The model is large, build trees are large, Hugging Face cache is large, and vLLM/Inductor compile caches can grow. The recipe assumes at least 512 GB of SSD so the machine does not fail halfway through a build or model download.
Runtime weights live mostly on the GPUs, but the native build can need much more host memory than 16 GB. The recipe creates temporary SSD swap for the heavy vllm-xpu-kernels compile. This is slower than having 128 GB+ RAM, but it makes the build possible.
A container would help, but this stack still depends on exact host GPU drivers, Level Zero, oneAPI/compiler pieces, PyTorch XPU ABI compatibility, and native XPU kernel builds. A good future goal is an Intel-supported container or installer that pins these pieces.
vLLM is the serving engine used here. It exposes an OpenAI-compatible API and handles model loading, scheduling, tensor parallel execution, KV cache management, and generation.
The documented server exposes common OpenAI-compatible endpoints:
GET /healthGET /v1/modelsPOST /v1/completionsPOST /v1/chat/completionsPOST /v1/responsesGET /metricsThe base URL for LAN clients is:
http://<server-ip>:8000/v1
0.0.0.0?0.0.0.0 makes the vLLM server listen on all network interfaces, so another machine on the LAN can reach it. Only do this on a trusted network or behind a firewall/reverse proxy.

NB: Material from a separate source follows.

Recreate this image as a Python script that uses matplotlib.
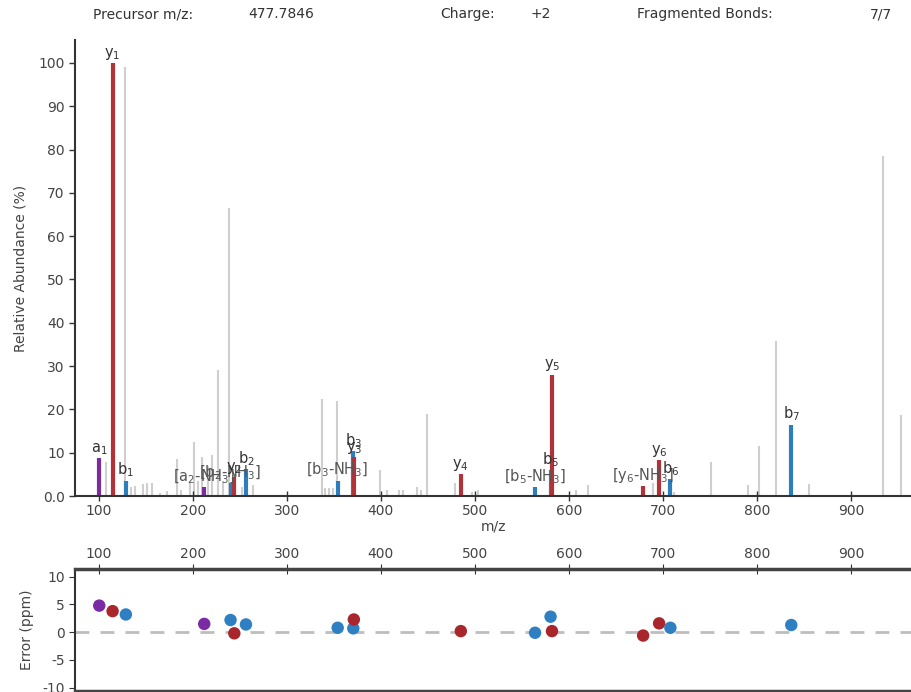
import matplotlib
matplotlib.use("Agg")
import matplotlib.pyplot as plt

plt.rcParams['axes.unicode_minus'] = False

# ---------------- data ----------------
ion_mz = [100.3, 114.5, 128.6, 212.0, 240.0, 244.0, 256.4, 354.0, 370.6, 371.2,
          485.0, 564.0, 580.5, 582.0, 679.0, 696.0, 708.0, 836.6]
ion_int = [8.7, 100.0, 3.5, 2.0, 3.0, 4.3, 6.2, 3.5, 10.3, 9.0,
           5.0, 2.0, 6.0, 28.0, 2.2, 8.2, 3.9, 16.5]
ion_type = ['a', 'y', 'b', 'a', 'b', 'y', 'b', 'b', 'b', 'y',
            'y', 'b', 'b', 'y', 'y', 'y', 'b', 'b']
ion_label = [r'a$_1$', r'y$_1$', r'b$_1$', r'[a$_2$-NH$_3$]', r'[b$_2$-NH$_3$]', r'y$_2$',
             r'b$_2$', r'[b$_3$-NH$_3$]', r'b$_3$', r'y$_3$', r'y$_4$', r'[b$_5$-NH$_3$]',
             r'b$_5$', r'y$_5$', r'[y$_6$-NH$_3$]', r'y$_6$', r'b$_6$', r'b$_7$']

other_mz = [108, 127.7, 134, 138, 147, 151, 156, 165, 172, 183, 187, 197, 201, 205, 210,
            216, 220, 227, 232, 238, 252, 264, 337, 341, 345, 349, 353, 399, 406, 419,
            423, 438, 443, 449, 479, 497, 503, 608, 620, 690, 712, 751, 791, 802, 820,
            855, 934, 953]
other_int = [7.8, 99.0, 2.0, 2.3, 2.7, 3.0, 3.0, 0.8, 1.2, 8.6, 1.5, 3.0, 12.5, 3.5, 9.0,
             7.0, 9.5, 29.0, 3.5, 66.5, 2.0, 2.5, 22.5, 1.8, 1.8, 1.8, 22.0, 6.0, 1.5, 1.5,
             1.5, 2.0, 1.5, 19.0, 3.0, 1.0, 1.5, 1.5, 2.5, 3.0, 1.0, 7.8, 2.5, 11.6, 35.8,
             2.8, 78.5, 18.6]

err_mz = [100.3, 114.5, 128.6, 212.0, 240.0, 244.0, 256.4, 354.0, 370.6, 371.2,
          485.0, 564.0, 580.5, 582.0, 679.0, 696.0, 708.0, 836.6]
err_ppm = [4.8, 3.8, 3.2, 1.5, 2.2, -0.2, 1.4, 0.8, 0.7, 2.3,
           0.2, -0.1, 2.8, 0.2, -0.6, 1.6, 0.8, 1.3]
err_type = ['a', 'y', 'b', 'a', 'b', 'y', 'b', 'b', 'b', 'y',
            'y', 'b', 'b', 'y', 'y', 'y', 'b', 'b']

x_ticks = [100, 200, 300, 400, 500, 600, 700, 800, 900]
y_ticks = [0, 10, 20, 30, 40, 50, 60, 70, 80, 90, 100]
y_ticklabels = ['0.0', '10', '20', '30', '40', '50', '60', '70', '80', '90', '100']
err_ticks = [-10, -5, 0, 5, 10]

bar_colors = {'a': '#7b2d9e', 'b': '#2e7dbf', 'y': '#b2323a'}
dot_colors = {'a': '#7a2aa3', 'b': '#2f7fc3', 'y': '#a8262c'}

TXT = '#444444'
XMIN, XMAX = 74.5, 964

fig = plt.figure(figsize=(9.11, 6.92), dpi=100)

# ---------------- header ----------------
hdr = dict(fontsize=10, color='#333333', va='center')
fig.text(93 / 911, 1 - 14 / 692, 'Precursor m/z:', **hdr)
fig.text(248 / 911, 1 - 14 / 692, '477.7846', **hdr)
fig.text(440 / 911, 1 - 14 / 692, 'Charge:', **hdr)
fig.text(530 / 911, 1 - 14 / 692, '+2', **hdr)
fig.text(637 / 911, 1 - 14 / 692, 'Fragmented Bonds:', **hdr)
fig.text(870 / 911, 1 - 14 / 692, '7/7', **hdr)

# ---------------- top: spectrum ----------------
ax = fig.add_axes([75 / 911, 1 - 496 / 692, (911 - 75) / 911, (496 - 40) / 692])
ax.vlines(other_mz, 0, other_int, colors='#cfcfcf', linewidth=1.5, zorder=1)
for m, v, t in zip(ion_mz, ion_int, ion_type):
    ax.vlines(m, 0, v, colors=bar_colors[t], linewidth=3, zorder=2)
for m, v, lab in zip(ion_mz, ion_int, ion_label):
    col = '#555555' if lab.startswith('[') else '#333333'
    ax.annotate(lab, (m, v), xytext=(0, 1), textcoords='offset points',
                ha='center', va='bottom', fontsize=10.5, color=col, zorder=3)

ax.set_xlim(XMIN, XMAX)
ax.set_ylim(0, 105.3)
ax.set_xticks(x_ticks)
ax.set_yticks(y_ticks)
ax.set_yticklabels(y_ticklabels)
ax.tick_params(axis='x', direction='inout', length=7, width=1, colors='#333333',
               labelsize=10, labelcolor=TXT, pad=2)
ax.tick_params(axis='y', direction='out', length=4, width=1, colors='#333333',
               labelsize=10, labelcolor=TXT)
for s in ['top', 'right']:
    ax.spines[s].set_visible(False)
for s in ['left', 'bottom']:
    ax.spines[s].set_color('#333333')
    ax.spines[s].set_linewidth(1.5)
ax.set_xlabel('m/z', fontsize=10, color=TXT, labelpad=1)
ax.set_ylabel('Relative Abundance (%)', fontsize=10, color=TXT, labelpad=8)

# ---------------- bottom: error ----------------
ax2 = fig.add_axes([75 / 911, 1 - 691 / 692, (911 - 75) / 911, (691 - 569) / 692])
ax2.axhline(0, color='#bdbdbd', linestyle=(0, (5, 4)), linewidth=2, zorder=1)
ax2.scatter(err_mz, err_ppm, s=80, c=[dot_colors[t] for t in err_type],
            edgecolors='none', zorder=3)
ax2.set_xlim(XMIN, XMAX)
ax2.set_ylim(-10.6, 11.4)
ax2.set_xticks(x_ticks)
ax2.set_yticks(err_ticks)
ax2.xaxis.tick_top()
ax2.tick_params(axis='x', top=True, bottom=False, labeltop=True, labelbottom=False,
                direction='inout', length=7, colors='#333333', labelsize=10,
                labelcolor=TXT, pad=2)
ax2.tick_params(axis='y', direction='out', length=4, colors='#333333',
                labelsize=10, labelcolor=TXT)
ax2.spines['right'].set_visible(False)
for s in ['top', 'bottom']:
    ax2.spines[s].set_color('#444444')
    ax2.spines[s].set_linewidth(2.5)
ax2.spines['left'].set_color('#333333')
ax2.spines['left'].set_linewidth(1.5)
ax2.set_ylabel('Error (ppm)', fontsize=10, color=TXT, labelpad=6)

fig.savefig('out.png', dpi=100)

It means speed is not accepted unless output quality also passes. The MiniMax recipe checks exact token hashes, semantic canaries, arithmetic repeatability, and an extended six-prompt suite before benchmarking.
Total tok/s includes prompt tokens plus generated tokens. Output tok/s counts generated tokens only. Long prompt or short output tests can make total tok/s look very different from decode speed. Always label which number you mean.
For pure output-token speed, yes, but the comparison needs labels.
The old 94 tok/s result was a constrained structured-output lane, not the same
random p512/n1536 decode test. The closer comparison is the older strict
89.314 output tok/s p512/n1536 lane versus this fresh host’s 83.17-83.79
output tok/s.
The current host is running the cards over PCIe4 x16. A PCIe5 x16 path has about
twice the raw signaling rate. Our XCCL allreduce check matched that simple
math: the older reference was 27.88 GB/s, while this host measured
13.79 GB/s, almost exactly half. MiniMax TP4 decode communicates across GPUs
often, so that is a plausible reason for most of the gap without changing model
quality.
Also compare warm runs to warm runs. Cold runs can be much slower because they include compilation, graph capture, cache setup, or model-load effects.
Yes. On the live 32k-context endpoint, prompt-heavy requests with max_tokens=1
measured about 1.7k-1.8k prompt tok/s for 2k-16k prompts. The tradeoff is
time to first token: a 16k prompt took about 9 s before the generated token.
Treat it as a reproducible lab baseline, not a finished production appliance. Production still needs service supervision, authentication, firewalling, monitoring, log rotation, restart policy, request limits, and a rollback plan.
During one startup, Intel ocloc/IGC logged an internal compiler error while compiling a Triton reduction kernel, then vLLM continued and served successfully. That should still be reported and fixed; ambiguous nonfatal compiler crashes are not acceptable UX for ordinary users.
Publish the model, quantization, hardware, OS, driver/runtime versions, exact commands, quality gate, benchmark shape, output tok/s, total tok/s, and raw artifacts. Negative results are useful too if they save others from repeating a bad path.
Single-request tok/s is only one metric. A local endpoint for coding or agentic workflows may need multiple overlapping requests, tool calls, long contexts, or background jobs. Multi-card systems can be valuable even when batch-1 tok/s does not scale perfectly.